The National Sheep Association (NSA) has raised concerns about the Agriculture and Horticulture Development Board’s (AHDB) new Inspiring Success strategy and whether it will deliver for its levy payers.
NSA chief executive Phil Stocker said the 2017-2020 document, aimed at boosting the industry’s productivity and competitiveness was rightly ’aspirational’, but there was a lot of work to do to ensure farmers on the ground saw tangible benefits.
One way in which the board could do this, he said, would be to ensure research being conducted on behalf of AHDB was shared with farmers in a way in which they could see it improving profitability.
"The strategy is all about inspiring farmers to do more for themselves, but we cannot forget that AHDB is a levy body and so it does have a responsibility to do some of this as well," added Mr Stocker.
"AHDB wants to spend levy payers’ money as wisely as possible and is looking for the big wins, but by doing this, there is a danger it may lose sight of non-mainstream aspects which would benefit from support, for example diverse sheep breeds.

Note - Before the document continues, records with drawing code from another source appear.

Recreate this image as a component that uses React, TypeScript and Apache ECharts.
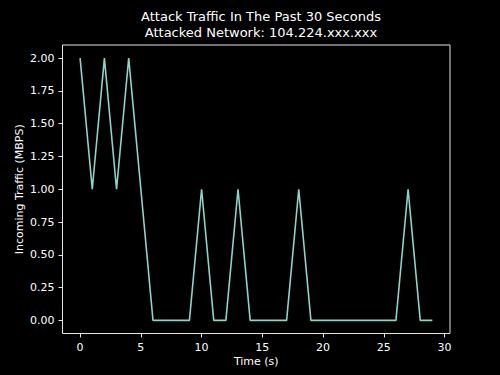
import React, { useEffect, useRef } from "react";
import * as echarts from "echarts";

const titleLines = ["Attack Traffic In The Past 30 Seconds", "Attacked Network: 104.224.xxx.xxx"];
const xLabel = "Time (s)";
const yLabel = "Incoming Traffic (MBPS)";
const times = [0, 1, 2, 3, 4, 5, 6, 7, 8, 9, 10, 11, 12, 13, 14, 15, 16, 17, 18, 19, 20, 21, 22, 23, 24, 25, 26, 27, 28, 29];
const traffic = [2, 1, 2, 1, 2, 1, 0, 0, 0, 0, 1, 0, 0, 1, 0, 0, 0, 0, 1, 0, 0, 0, 0, 0, 0, 0, 0, 1, 0, 0];
const xTicks = [0, 5, 10, 15, 20, 25, 30];
const yTicks = [0, 0.25, 0.5, 0.75, 1, 1.25, 1.5, 1.75, 2];

const FONT = "DejaVu Sans";

export default function App() {
  const ref = useRef<HTMLDivElement>(null);
  useEffect(() => {
    if (!ref.current) return;
    const chart = echarts.init(ref.current, null, { renderer: "svg" });
    const tickStyle = { show: true, inside: false, length: 4, lineStyle: { color: "#ffffff", width: 0.9 } };
    chart.setOption({
      animation: false,
      backgroundColor: "#000000",
      title: {
        text: titleLines.join("\n"),
        left: 256,
        top: 3,
        textAlign: "center",
        textStyle: { color: "#ffffff", fontFamily: FONT, fontSize: 13, fontWeight: "normal", lineHeight: 16 },
      },
      grid: {
        left: 62.5,
        right: 50,
        top: 45,
        bottom: 41.5,
        show: true,
        borderColor: "#ffffff",
        borderWidth: 0.9,
        backgroundColor: "transparent",
      },
      xAxis: {
        type: "value",
        min: -1.45,
        max: 30.45,
        name: xLabel,
        nameLocation: "middle",
        nameGap: 22,
        nameMoveOverlap: false,
        nameTextStyle: { color: "#ffffff", fontFamily: FONT, fontSize: 11 },
        axisLine: { show: false, onZero: false },
        splitLine: { show: false },
        axisTick: { ...tickStyle, customValues: xTicks },
        axisLabel: {
          customValues: xTicks,
          color: "#ffffff",
          fontFamily: FONT,
          fontSize: 11,
          margin: 8,
          formatter: (v: number) => String(v),
        },
      },
      yAxis: {
        type: "value",
        min: -0.1,
        max: 2.1,
        name: yLabel,
        nameLocation: "middle",
        nameGap: 38,
        nameMoveOverlap: false,
        nameTextStyle: { color: "#ffffff", fontFamily: FONT, fontSize: 11 },
        axisLine: { show: false, onZero: false },
        splitLine: { show: false },
        axisTick: { ...tickStyle, customValues: yTicks },
        axisLabel: {
          customValues: yTicks,
          color: "#ffffff",
          fontFamily: FONT,
          fontSize: 11,
          margin: 8,
          formatter: (v: number) => v.toFixed(2),
        },
      },
      series: [
        {
          type: "line",
          data: times.map((t, i) => [t, traffic[i]]),
          symbol: "none",
          lineStyle: { color: "#8dd3c7", width: 1.6 },
        },
      ],
    });
    return () => chart.dispose();
  }, []);
  return <div ref={ref} style={{ width: 500, height: 375, position: "absolute", left: 0, top: 0 }} />;
}
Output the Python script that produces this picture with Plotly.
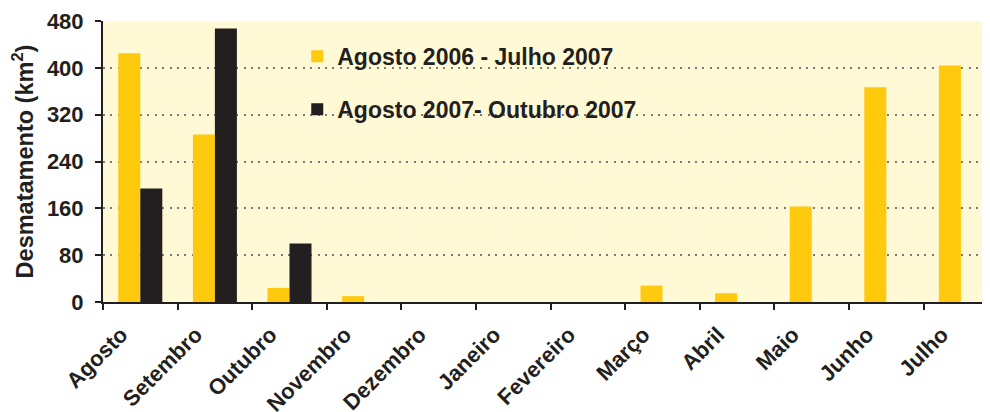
import plotly.graph_objects as go

months = ["Agosto", "Setembro", "Outubro", "Novembro", "Dezembro", "Janeiro",
          "Fevereiro", "Março", "Abril", "Maio", "Junho", "Julho"]
serie_2006_2007 = [425, 286, 24, 10, 0, 0, 0, 28, 15, 163, 367, 404]
serie_2007 = [194, 467, 100, None, None, None, None, None, None, None, None, None]
name_a = "Agosto 2006 - Julho 2007"
name_b = "Agosto 2007- Outubro 2007"
y_ticks = [0, 80, 160, 240, 320, 400, 480]

YELLOW = "#FFC90D"
DARK = "#231F20"
BG = "#FFF9D6"
FONT = "Liberation Sans, Arial, Helvetica, sans-serif"

fig = go.Figure()
fig.add_trace(go.Bar(x=months, y=serie_2006_2007, name=name_a,
                     marker=dict(color=YELLOW, line=dict(width=0)), legend="legend"))
fig.add_trace(go.Bar(x=months, y=serie_2007, name=name_b,
                     marker=dict(color=DARK, line=dict(width=0)), legend="legend2"))

legfont = dict(family=FONT, size=23, color=DARK, weight="bold")
fig.update_layout(
    width=982, height=404,
    margin=dict(l=95, r=0, t=13, b=110, autoexpand=False),
    paper_bgcolor="white", plot_bgcolor=BG,
    barmode="group", bargap=0.41, bargroupgap=0,
    font=dict(family=FONT, color=DARK),
    showlegend=True,
    legend=dict(x=0.219, y=0.874, xanchor="left", yanchor="middle",
                bgcolor="rgba(0,0,0,0)", font=legfont, itemwidth=30),
    legend2=dict(x=0.219, y=0.686, xanchor="left", yanchor="middle",
                 bgcolor="rgba(0,0,0,0)", font=legfont, itemwidth=30),
    xaxis=dict(type="category", range=[-0.5, 11.39], tickson="boundaries",
               ticks="outside", ticklen=6, tickwidth=2, tickcolor=DARK,
               showline=True, linewidth=2, linecolor=DARK, tickangle=-45,
               ticklabelshift=-19, ticklabelstandoff=9, automargin=False,
               tickfont=dict(family=FONT, size=22, color=DARK, weight="bold"),
               showgrid=False),
    yaxis=dict(range=[0, 480], tickvals=y_ticks, ticks="outside", ticklen=6,
               tickwidth=2, tickcolor=DARK, showline=True, linewidth=2, linecolor=DARK,
               showgrid=True, gridcolor="#7a7a7a", griddash="2px,5.4px", gridwidth=1.6,
               zeroline=False, automargin=False, ticklabelstandoff=7,
               tickfont=dict(family=FONT, size=22, color=DARK, weight="bold"),
               title=dict(text="Desmatamento (km<sup>2</sup>)", standoff=10,
                          font=dict(family=FONT, size=23.5, color=DARK, weight="bold"))),
)
fig.write_html("out.html")
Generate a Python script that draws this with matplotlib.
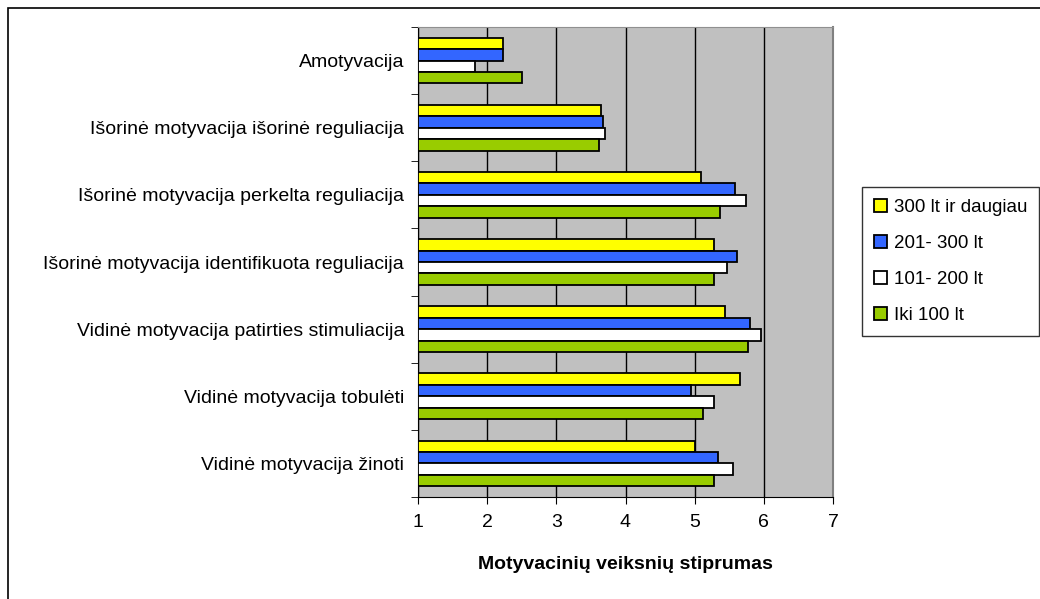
import numpy as np
import matplotlib.pyplot as plt
from matplotlib.patches import Rectangle

plt.rcParams['font.family'] = ['Liberation Sans', 'DejaVu Sans']

categories = ['Amotyvacija',
              'Išorinė motyvacija išorinė reguliacija',
              'Išorinė motyvacija perkelta reguliacija',
              'Išorinė motyvacija identifikuota reguliacija',
              'Vidinė motyvacija patirties stimuliacija',
              'Vidinė motyvacija tobulėti',
              'Vidinė motyvacija žinoti']

series_names = ['300 lt ir daugiau', '201- 300 lt', '101- 200 lt', 'Iki 100 lt']
v_300 = [2.23, 3.64, 5.09, 5.28, 5.44, 5.66, 5.00]
v_201 = [2.23, 3.68, 5.58, 5.61, 5.80, 4.95, 5.34]
v_101 = [1.82, 3.70, 5.74, 5.47, 5.96, 5.28, 5.55]
v_iki = [2.50, 3.62, 5.36, 5.28, 5.77, 5.12, 5.28]
colors = ['#FFFF00', '#3366FF', '#FFFFFF', '#99CC00']

fig = plt.figure(figsize=(10.4, 5.99), dpi=100)
ax = fig.add_axes([418/1040, 1-497/599, (833-418)/1040, (497-27)/599])
ax.set_facecolor('#C0C0C0')

# outer chart border (only left/top visible in the picture)
fig.patches.append(Rectangle((8/1040, -0.05), 1.2, 1-8/599+0.05, transform=fig.transFigure,
                             fill=False, edgecolor='black', linewidth=1.2))

y = np.arange(len(categories))
h = 0.17
for i, (vals, c, name) in enumerate(zip([v_300, v_201, v_101, v_iki], colors, series_names)):
    off = (i - 1.5) * h
    ax.barh(y + off, np.array(vals) - 1, left=1, height=h, color=c,
            edgecolor='black', linewidth=1.3, label=name, zorder=3)

ax.set_xlim(1, 7)
ax.set_ylim(len(categories) - 0.5, -0.5)
ax.set_xticks(range(1, 8))
ax.xaxis.grid(True, color='black', linewidth=1.0, zorder=1)
ax.set_axisbelow(True)

fs = 14
ax.set_yticks(y)
ax.set_yticklabels(categories, fontsize=fs)
ax.tick_params(axis='y', length=0, pad=10)
ax.set_yticks(np.arange(-0.5, len(categories) + 0.5, 1), minor=True)
ax.tick_params(axis='y', which='minor', length=5, direction='out')
ax.tick_params(axis='x', length=5, direction='out', labelsize=fs, pad=7)

ax.spines['top'].set_color('#909090')
ax.spines['right'].set_color('#808080')
ax.spines['right'].set_linewidth(1.5)
ax.spines['left'].set_color('black')
ax.spines['bottom'].set_color('black')

ax.set_xlabel('Motyvacinių veiksnių stiprumas', fontsize=fs, fontweight='bold', labelpad=18)

leg = ax.legend(loc='upper left', bbox_to_anchor=(862/1040, 1-187/599), bbox_transform=fig.transFigure,
                fontsize=13.5, frameon=True, fancybox=False, edgecolor='black', handlelength=0.7,
                handleheight=0.7, handletextpad=0.35, labelspacing=1.0, borderpad=0.65,
                borderaxespad=0)
leg.get_frame().set_linewidth(1.0)

plt.savefig('out.png', dpi=100)
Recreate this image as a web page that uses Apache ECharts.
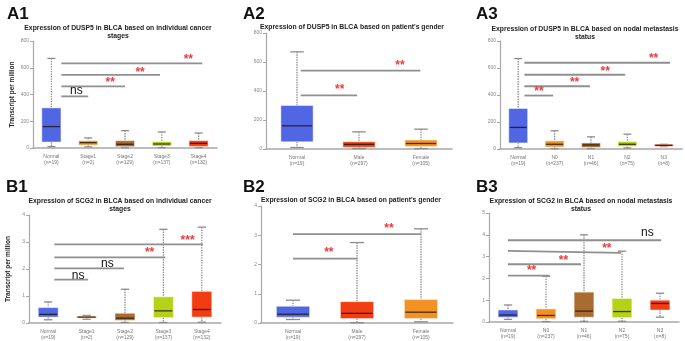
<!DOCTYPE html>
<html>
<head>
<meta charset="utf-8">
<title>DUSP5 / SCG2 expression in BLCA</title>
<script src="https://cdn.jsdelivr.net/npm/echarts@6.0.0/dist/echarts.min.js"></script>
<style>
html, body { margin: 0; padding: 0; background: #fff; }
#chart { width: 685px; height: 341px; }
</style>
</head>
<body>
<div id="chart"></div>
<script>
// box rows: [whisker low, Q1, median, Q3, whisker high]
var stageCategories = ['Normal\n(n=19)', 'Stage1\n(n=2)', 'Stage2\n(n=129)', 'Stage3\n(n=137)', 'Stage4\n(n=132)'];
var genderCategories = ['Normal\n(n=19)', 'Male\n(n=297)', 'Female\n(n=105)'];
var nodalCategories = ['Normal\n(n=19)', 'N0\n(n=237)', 'N1\n(n=46)', 'N2\n(n=75)', 'N3\n(n=8)'];

var a1Boxes = [[10, 45, 160, 300, 670], [8, 22, 40, 55, 75], [2, 10, 28, 55, 130], [3, 15, 30, 48, 120], [3, 12, 35, 55, 112]];
var a2Boxes = [[10, 50, 160, 300, 670], [2, 12, 32, 50, 118], [3, 18, 38, 62, 137]];
var a3Boxes = [[10, 45, 160, 300, 670], [2, 15, 35, 60, 135], [3, 12, 30, 45, 90], [8, 20, 35, 55, 110], [18, 20, 27, 35, 35]];
var b1Boxes = [[0.12, 0.22, 0.32, 0.57, 0.78], [0.14, 0.18, 0.22, 0.25, 0.28], [0.02, 0.1, 0.18, 0.36, 1.25], [0.02, 0.2, 0.45, 0.97, 3.47], [0.03, 0.22, 0.5, 1.17, 3.55]];
var b2Boxes = [[0.12, 0.2, 0.3, 0.57, 0.78], [0.01, 0.15, 0.33, 0.73, 2.75], [0.04, 0.15, 0.37, 0.8, 3.22]];
var b3Boxes = [[0.12, 0.22, 0.32, 0.55, 0.78], [0.02, 0.15, 0.3, 0.6, 2.1], [0.03, 0.22, 0.5, 1.37, 4.0], [0.03, 0.2, 0.48, 1.08, 3.25], [0.22, 0.55, 0.85, 1.0, 1.32]];

// significance brackets: [x start, y start, x end, y end] in category index / data units
var a1Lines = [[0.27, 386, 1.0, 386], [0.27, 461, 2.0, 461], [0.27, 546, 2.95, 546], [0.27, 633, 4.1, 633]];
var a2Lines = [[0.06, 370, 0.97, 370], [0.06, 540, 1.99, 540]];
var a3Lines = [[0.17, 396, 0.96, 396], [0.17, 465, 1.97, 465], [0.17, 550, 2.94, 550], [0.17, 639, 4.17, 639]];
var b1Lines = [[0.16, 1.61, 1.04, 1.61], [0.16, 2.02, 1.97, 2.02], [0.16, 2.43, 3.05, 2.43], [0.16, 2.91, 4.03, 2.91]];
var b2Lines = [[0, 2.2, 1.01, 2.2], [0, 3.04, 2.0, 3.04]];
var b3Lines = [[0, 2.13, 1.09, 2.13], [0, 2.65, 1.92, 2.65], [0, 3.26, 2.97, 3.17], [0, 3.75, 4.03, 3.75]];

// significance marks: [x, y, text]
var a1Marks = [[0.68, 426, 'ns'], [1.6, 486, '**'], [2.41, 566, '**'], [3.72, 663, '**']];
var a2Marks = [[0.69, 409, '**'], [1.66, 577, '**']];
var a3Marks = [[0.57, 426, '**'], [1.55, 493, '**'], [2.39, 574, '**'], [3.72, 666, '**']];
var b1Marks = [[0.78, 1.76, 'ns'], [1.54, 2.18, 'ns'], [2.64, 2.59, '**'], [3.63, 3.06, '***']];
var b2Marks = [[0.56, 2.4, '**'], [1.5, 3.23, '**']];
var b3Marks = [[0.62, 2.35, '**'], [1.46, 2.8, '**'], [2.6, 3.36, '**'], [3.67, 4.08, 'ns']];

var yTicksA = [0, 800, 200];
var yTicksB = [0, 4, 1];
var yTicksB3 = [0, 5, 1];

var BLUE = '#5166e2', ORANGE = '#f39224', BROWN = '#a96b2f', GREEN = '#b5d219', RED = '#f23c12';
var FONT = '"Liberation Sans", Arial, sans-serif';

var panels = [
    {tag: 'A1', title: 'Expression of DUSP5 in BLCA based on individual cancer\nstages', cats: stageCategories, boxes: a1Boxes, lines: a1Lines, marks: a1Marks, ticks: yTicksA,
        colors: [BLUE, ORANGE, BROWN, GREEN, RED], yName: 'Transcript per million',
        grid: {left: 33, top: 41, width: 184, height: 107}, tagPos: [2, 1], titlePos: [113, 19]},
    {tag: 'A2', title: "Expression of DUSP5 in BLCA based on patient's gender", cats: genderCategories, boxes: a2Boxes, lines: a2Lines, marks: a2Marks, ticks: yTicksA,
        colors: [BLUE, RED, ORANGE], yName: '',
        grid: {left: 266, top: 33, width: 186, height: 116}, tagPos: [238, 1], titlePos: [347, 18]},
    {tag: 'A3', title: 'Expression of DUSP5 in BLCA based on nodal metastasis\nstatus', cats: nodalCategories, boxes: a3Boxes, lines: a3Lines, marks: a3Marks, ticks: yTicksA,
        colors: [BLUE, ORANGE, BROWN, GREEN, RED], yName: '',
        grid: {left: 500, top: 41, width: 182, height: 108}, tagPos: [471, 1], titlePos: [580, 20]},
    {tag: 'B1', title: 'Expression of SCG2 in BLCA based on individual cancer\nstages', cats: stageCategories, boxes: b1Boxes, lines: b1Lines, marks: b1Marks, ticks: yTicksB,
        colors: [BLUE, ORANGE, BROWN, GREEN, RED], yName: 'Transcript per million',
        grid: {left: 29, top: 215, width: 192, height: 109}, tagPos: [1, 174], titlePos: [115, 192]},
    {tag: 'B2', title: "Expression of SCG2 in BLCA based on patient's gender", cats: genderCategories, boxes: b2Boxes, lines: b2Lines, marks: b2Marks, ticks: yTicksB,
        colors: [BLUE, RED, ORANGE], yName: '',
        grid: {left: 261, top: 206, width: 192, height: 117}, tagPos: [238, 174], titlePos: [346, 191]},
    {tag: 'B3', title: 'Expression of SCG2 in BLCA based on nodal metastasis\nstatus', cats: nodalCategories, boxes: b3Boxes, lines: b3Lines, marks: b3Marks, ticks: yTicksB3,
        colors: [BLUE, ORANGE, BROWN, GREEN, RED], yName: '',
        grid: {left: 489, top: 213, width: 190, height: 109}, tagPos: [471, 174], titlePos: [576, 192]}
];

function renderBox(colors) {
    return function (params, api) {
        var i = api.value(0);
        var low = api.coord([i, api.value(1)]);
        var q1 = api.coord([i, api.value(2)]);
        var med = api.coord([i, api.value(3)]);
        var q3 = api.coord([i, api.value(4)]);
        var high = api.coord([i, api.value(5)]);
        var band = api.size([1, 0])[0];
        var bw = band * 0.52;
        var cw = bw * 0.42;
        var x = low[0];
        var whisker = {stroke: '#8c8c8c', lineWidth: 1.3, lineDash: [1.4, 1.1]};
        var cap = {stroke: '#8c8c8c', lineWidth: 1.3};
        return {
            type: 'group',
            children: [
                {type: 'line', shape: {x1: x, y1: high[1], x2: x, y2: q3[1]}, style: whisker},
                {type: 'line', shape: {x1: x, y1: q1[1], x2: x, y2: low[1]}, style: whisker},
                {type: 'line', shape: {x1: x - cw / 2, y1: high[1], x2: x + cw / 2, y2: high[1]}, style: cap},
                {type: 'line', shape: {x1: x - cw / 2, y1: low[1], x2: x + cw / 2, y2: low[1]}, style: cap},
                {type: 'rect', shape: {x: x - bw / 2, y: q3[1], width: bw, height: Math.max(q1[1] - q3[1], 1.5)},
                    style: {fill: colors[params.dataIndex], stroke: 'rgba(255,255,255,0.45)', lineWidth: 1}},
                {type: 'line', shape: {x1: x - bw / 2 + 1, y1: med[1], x2: x + bw / 2 - 1, y2: med[1]},
                    style: {stroke: 'rgba(30,20,15,0.8)', lineWidth: 1.3}}
            ]
        };
    };
}

function renderLine(params, api) {
    var p0 = api.coord([api.value(0), api.value(1)]);
    var p1 = api.coord([api.value(2), api.value(3)]);
    return {type: 'line', shape: {x1: p0[0], y1: p0[1], x2: p1[0], y2: p1[1]},
        style: {stroke: '#8f8f8f', lineWidth: 1.8}};
}

function renderMark(marks) {
    return function (params, api) {
        var m = marks[params.dataIndex];
        var p = api.coord([m[0], m[1]]);
        var ns = m[2] === 'ns';
        return {type: 'text', x: p[0], y: p[1],
            style: {text: m[2], fill: ns ? '#111' : '#ee3a3a', fontSize: 12, fontFamily: FONT,
                fontWeight: ns ? 'normal' : 'bold', align: 'center', verticalAlign: 'middle'}};
    };
}

var titles = [], grids = [], xAxes = [], yAxes = [], series = [];
panels.forEach(function (p, k) {
    titles.push({text: p.tag, left: p.tagPos[0], top: p.tagPos[1],
        textStyle: {fontSize: 17, fontWeight: 'bold', color: '#111', fontFamily: FONT}});
    titles.push({text: p.title, left: p.titlePos[0], top: p.titlePos[1], textAlign: 'center',
        textStyle: {fontSize: 6.8, fontWeight: 'bold', color: '#222', lineHeight: 8, fontFamily: FONT}});
    grids.push(p.grid);
    xAxes.push({type: 'category', gridIndex: k, data: p.cats,
        axisLine: {lineStyle: {color: '#a8a8a8', width: 1.5}},
        axisTick: {show: false},
        axisLabel: {interval: 0, fontSize: 5, lineHeight: 6.5, color: '#777', margin: 5, fontFamily: FONT}});
    xAxes.push({type: 'value', gridIndex: k, min: -0.5, max: p.cats.length - 0.5, show: false});
    yAxes.push({type: 'value', gridIndex: k, min: p.ticks[0], max: p.ticks[1], interval: p.ticks[2],
        name: p.yName, nameLocation: 'middle', nameGap: 17,
        nameTextStyle: {fontSize: 6.5, fontWeight: 'bold', color: '#222', fontFamily: FONT},
        axisLine: {show: true, onZero: false, lineStyle: {color: '#a8a8a8', width: 1.2}},
        axisTick: {show: true, length: 3, lineStyle: {color: '#a8a8a8'}},
        splitLine: {show: false},
        axisLabel: {fontSize: 5, color: '#888', margin: 4, fontFamily: FONT}});
    series.push({type: 'custom', xAxisIndex: 2 * k + 1, yAxisIndex: k,
        data: p.boxes.map(function (b, i) { return [i].concat(b); }),
        encode: {x: 0, y: [1, 2, 3, 4, 5]}, renderItem: renderBox(p.colors), silent: true});
    series.push({type: 'custom', xAxisIndex: 2 * k + 1, yAxisIndex: k, data: p.lines,
        encode: {x: [0, 2], y: [1, 3]}, renderItem: renderLine, silent: true});
    series.push({type: 'custom', xAxisIndex: 2 * k + 1, yAxisIndex: k,
        data: p.marks.map(function (m) { return [m[0], m[1]]; }),
        encode: {x: 0, y: 1}, renderItem: renderMark(p.marks), silent: true});
});

var chart = echarts.init(document.getElementById('chart'));
chart.setOption({
    backgroundColor: '#fff',
    animation: false,
    title: titles,
    grid: grids,
    xAxis: xAxes,
    yAxis: yAxes,
    series: series
});
</script>
</body>
</html>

"We do not want to charge down one homogenised route and forget the value of specialised markets."
Mr Stocker highlighted the value of upland production and how AHDB support could help other vulnerable but ’important’ areas, instead of switching to a ’mass marketing’ strategy.
The document, released earlier this month, is currently out for consultation.
However, some in the industry have questioned whether, considering Christmas, four weeks would be enough time for a meaningful consultation to take place.
The AHDB consultation closes on January 9.